Learn to Communicate

  • Communication skills may be one of the most important aspects of being a good mentor. Mentors must have the ability to communicate complex topics and must also be able to listen carefully. One way to improve these skills is to ask for feedback. A mentee may not feel comfortable with providing that feedback, especially early in the relationship. Ask someone else you trust to tell you whether you are clear, concise and thorough when you speak. Check up on your listening skills as well, to ensure you allow the other person to reflect or discuss issues without interrupting or leaping ahead to your own points. You may be able to find courses in communication skills that can help you polish your techniques.

Build Relationships

  • Mentoring is often about relationships. As a mentor, you must continually build your own network to stay abreast of developments in your field. You should also develop relationships with people outside your area of expertise to prevent insular thinking that could hamper your ability to be an effective mentor. These networks, both within and without your organization, help you keep an eye out for possible threats and opportunities for your mentee. Join fraternal organizations, professional organizations and groups, and attend fundraisers, award ceremonies or other nonprofessional activities to expand your network.

Practice Makes Perfect

  • No skill develops without practice. Part of learning to be a mentor is to simply fill that role. Encourage two-way communication and let the mentee know you're also learning from the process. Listen to yourself; if you find you spend more time making pronouncements than asking open-ended questions, you probably need to change your approach. If you have a tendency to interrupt, practice listening without interrupting until your mentee has completed her thoughts.
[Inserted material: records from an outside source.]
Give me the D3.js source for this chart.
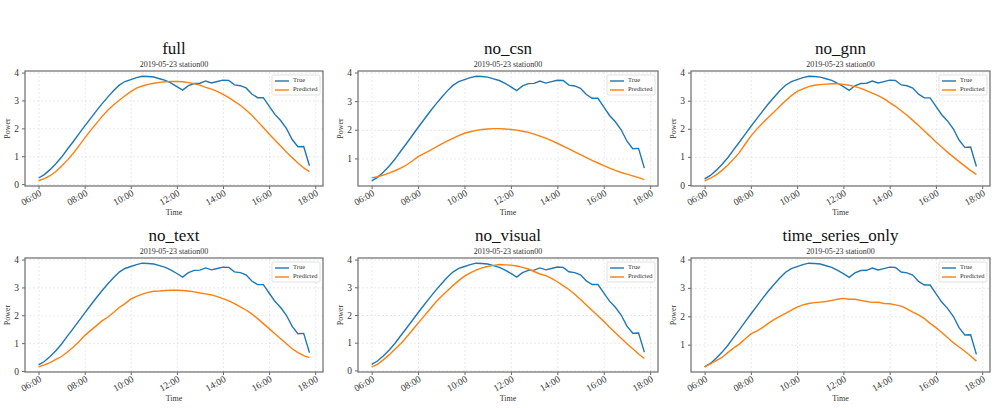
<!DOCTYPE html>
<html>
<head>
<meta charset="utf-8">
<script src="https://cdn.jsdelivr.net/npm/d3@7"></script>
<style>
  body { margin: 0; background: #fff; }
  svg { display: block; font-family: "Liberation Serif", "DejaVu Serif", serif; }
  .grid line { stroke: #dcdcdc; stroke-dasharray: 2,2; stroke-width: 0.6; }
  .grid path { display: none; }
  .axis path, .axis line { stroke: #666; }
  .axis text { fill: #333; font-size: 9.5px; font-family: "Liberation Serif", "DejaVu Serif", serif; }
</style>
</head>
<body>
<svg width="998" height="408"></svg>
<script>
// times 06:00 -> 17:45, 15 minute steps
var times = d3.range(0, 48).map(function(i) {
    var m = 6 * 60 + i * 15;
    return d3.format("02")(Math.floor(m / 60)) + ":" + d3.format("02")(m % 60);
});
var subtitle = "2019-05-23 station00";
var models = ["full", "no_csn", "no_gnn", "no_text", "no_visual", "time_series_only"];

var trueVals = [0.22,0.34,0.52,0.73, 0.97,1.25,1.52,1.8, 2.08,2.35,2.62,2.88, 3.12,3.35,3.55,3.68,
    3.75,3.82,3.87,3.86, 3.84,3.78,3.72,3.62, 3.5,3.37,3.53,3.61, 3.62,3.7,3.63,3.68,
    3.73,3.72,3.56,3.53, 3.45,3.23,3.1,3.1, 2.8,2.5,2.28,2.0, 1.6,1.34,1.35,0.66];

var predFull = [0.12,0.2,0.3,0.45, 0.65,0.86,1.1,1.37, 1.65,1.92,2.17,2.42, 2.65,2.84,3.01,3.17,
    3.32,3.44,3.52,3.58, 3.62,3.65,3.67,3.68, 3.68,3.67,3.64,3.6, 3.55,3.47,3.41,3.33,
    3.22,3.1,2.97,2.83, 2.66,2.47,2.25,2.03, 1.8,1.58,1.37,1.15, 0.95,0.76,0.58,0.45];

var predNoCsn = [0.32,0.36,0.42,0.49, 0.57,0.66,0.77,0.91, 1.06,1.17,1.27,1.39, 1.5,1.6,1.7,1.8,
    1.88,1.93,1.98,2.01, 2.03,2.04,2.04,2.03, 2.01,1.99,1.95,1.91, 1.85,1.78,1.71,1.62,
    1.53,1.43,1.33,1.23, 1.13,1.03,0.93,0.84, 0.75,0.66,0.58,0.51, 0.45,0.39,0.33,0.26];

var predNoGnn = [0.15,0.24,0.36,0.52, 0.7,0.92,1.15,1.45, 1.74,1.98,2.2,2.4, 2.6,2.8,3.0,3.18,
    3.33,3.42,3.5,3.55, 3.57,3.59,3.6,3.6, 3.58,3.55,3.5,3.44, 3.36,3.27,3.18,3.07,
    2.93,2.8,2.64,2.48, 2.3,2.12,1.92,1.73, 1.53,1.35,1.17,1.0, 0.83,0.67,0.51,0.38];

var predNoText = [0.15,0.22,0.3,0.42, 0.52,0.68,0.85,1.05, 1.27,1.45,1.62,1.8, 1.93,2.1,2.28,2.42,
    2.58,2.68,2.76,2.82, 2.86,2.87,2.89,2.9, 2.9,2.89,2.87,2.84, 2.8,2.77,2.73,2.67,
    2.6,2.52,2.42,2.3, 2.19,2.05,1.88,1.7, 1.52,1.34,1.16,0.98, 0.8,0.66,0.55,0.48];

var predNoVisual = [0.13,0.22,0.38,0.56, 0.76,0.96,1.2,1.45, 1.7,1.95,2.2,2.45, 2.67,2.87,3.06,3.24,
    3.4,3.52,3.62,3.7, 3.75,3.79,3.82,3.81, 3.8,3.77,3.72,3.66, 3.57,3.48,3.42,3.32,
    3.2,3.06,2.92,2.75, 2.56,2.36,2.16,1.97, 1.77,1.56,1.36,1.16, 0.96,0.78,0.59,0.43];

var predTsOnly = [0.22,0.32,0.44,0.55, 0.72,0.88,1.02,1.2, 1.38,1.48,1.6,1.75, 1.88,2.0,2.1,2.22,
    2.32,2.4,2.45,2.48, 2.5,2.52,2.56,2.6, 2.63,2.6,2.6,2.56, 2.52,2.49,2.5,2.45,
    2.44,2.4,2.36,2.26, 2.15,2.05,1.92,1.75, 1.6,1.43,1.25,1.07, 0.92,0.77,0.6,0.42];

var predicted = [predFull, predNoCsn, predNoGnn, predNoText, predNoVisual, predTsOnly];

var trueColor = "#1f77b4", predColor = "#ff7f0e";
var cols = [{l: 25, r: 323}, {l: 358, r: 658}, {l: 691, r: 990}];
var rows = [{t: 71, b: 186}, {t: 258, b: 372}];

var parse = d3.timeParse("%Y-%m-%d %H:%M");
var dates = times.map(function(t) { return parse("2019-05-23 " + t); });

var svg = d3.select("svg");

models.forEach(function(name, k) {
    var c = cols[k % 3], r = rows[Math.floor(k / 3)];
    var w = c.r - c.l, h = r.b - r.t;
    var pred = predicted[k];

    var t0 = dates[0].getTime(), t1 = dates[dates.length - 1].getTime();
    var padT = (t1 - t0) * 0.05;
    var x = d3.scaleTime().domain([new Date(t0 - padT), new Date(t1 + padT)]).range([0, w]);

    var all = trueVals.concat(pred);
    var lo = d3.min(all), hi = d3.max(all), pad = (hi - lo) * 0.05;
    var y = d3.scaleLinear().domain([lo - pad, hi + pad]).range([h, 0]);

    var g = svg.append("g").attr("transform", "translate(" + c.l + "," + r.t + ")");

    var xTicks = d3.timeHour.every(2);

    // grid
    g.append("g").attr("class", "grid")
     .attr("transform", "translate(0," + h + ")")
     .call(d3.axisBottom(x).ticks(xTicks).tickSize(-h).tickFormat(""));
    g.append("g").attr("class", "grid")
     .call(d3.axisLeft(y).ticks(5).tickSize(-w).tickFormat(""));

    var line = d3.line()
        .x(function(d, i) { return x(dates[i]); })
        .y(function(d) { return y(d); });

    g.append("path").datum(trueVals)
     .attr("fill", "none").attr("stroke", trueColor).attr("stroke-width", 1.4)
     .attr("d", line);
    g.append("path").datum(pred)
     .attr("fill", "none").attr("stroke", predColor).attr("stroke-width", 1.4)
     .attr("d", line);

    // axes
    var xa = g.append("g").attr("class", "axis")
     .attr("transform", "translate(0," + h + ")")
     .call(d3.axisBottom(x).ticks(xTicks).tickSize(3).tickFormat(d3.timeFormat("%H:%M")));
    xa.attr("font-family", null).attr("font-size", null);
    xa.select(".domain").remove();
    xa.selectAll("text")
      .attr("text-anchor", "end")
      .attr("dy", null).attr("y", 0)
      .attr("transform", "translate(2,7) rotate(-30)")
      .attr("dominant-baseline", "middle");

    var ya = g.append("g").attr("class", "axis")
     .call(d3.axisLeft(y).ticks(5).tickSize(3).tickFormat(d3.format("d")));
    ya.attr("font-family", null).attr("font-size", null);
    ya.select(".domain").remove();

    // frame
    g.append("rect").attr("width", w).attr("height", h)
     .attr("fill", "none").attr("stroke", "#777").attr("stroke-width", 1.3);

    // titles
    g.append("text").attr("x", w / 2).attr("y", -17)
     .attr("text-anchor", "middle").style("font-size", "17px").attr("fill", "#111")
     .text(name);
    g.append("text").attr("x", w / 2).attr("y", -4)
     .attr("text-anchor", "middle").style("font-size", "8px").attr("fill", "#333")
     .text(subtitle);

    g.append("text").attr("x", w / 2).attr("y", h + 29)
     .attr("text-anchor", "middle").style("font-size", "8px").attr("fill", "#333")
     .text("Time");
    g.append("text").attr("transform", "translate(-15," + (h / 2) + ") rotate(-90)")
     .attr("text-anchor", "middle").style("font-size", "8px").attr("fill", "#333")
     .text("Power");

    // legend
    var lg = g.append("g").attr("transform", "translate(" + (w - 51) + ",4)");
    lg.append("rect").attr("width", 48).attr("height", 20).attr("rx", 1.5)
      .attr("fill", "#fff").attr("fill-opacity", 0.85).attr("stroke", "#ccc").attr("stroke-width", 0.6);
    [["True", trueColor], ["Predicted", predColor]].forEach(function(e, i) {
        lg.append("line").attr("x1", 3).attr("x2", 17)
          .attr("y1", 6 + i * 9).attr("y2", 6 + i * 9)
          .attr("stroke", e[1]).attr("stroke-width", 1.4);
        lg.append("text").attr("x", 21).attr("y", 6 + i * 9)
          .attr("dominant-baseline", "middle").style("font-size", "6.5px").attr("fill", "#333")
          .text(e[0]);
    });
});
</script>
</body>
</html>
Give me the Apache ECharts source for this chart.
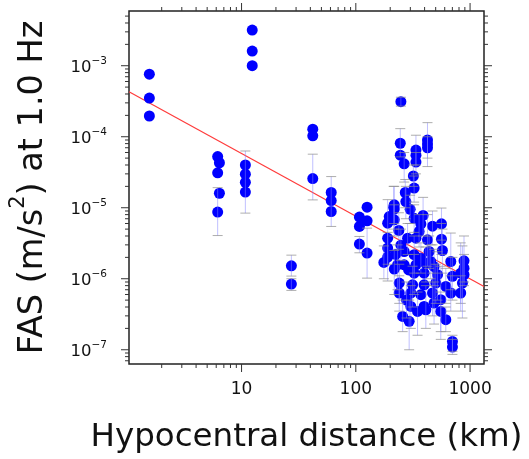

Paraphrase your mentee’s statements. As the relationship develops, ask your mentee for feedback and change what you’re doing. Your mentee may also have a different style from yours, and you may be able to learn as well as teach.

Become a Mentee

  • To be a teacher, it’s helpful to have been a student. You have a good sense of the techniques your mentor used and what you found helpful. Empathy is a key skill for mentors. If your organization has a formal program that teaches employees how to mentor, take advantage of it. If not, ask someone you admire to help mentor you, with the specific goal of improving your overall mentoring skills or a specific aspect, such as your listening skills.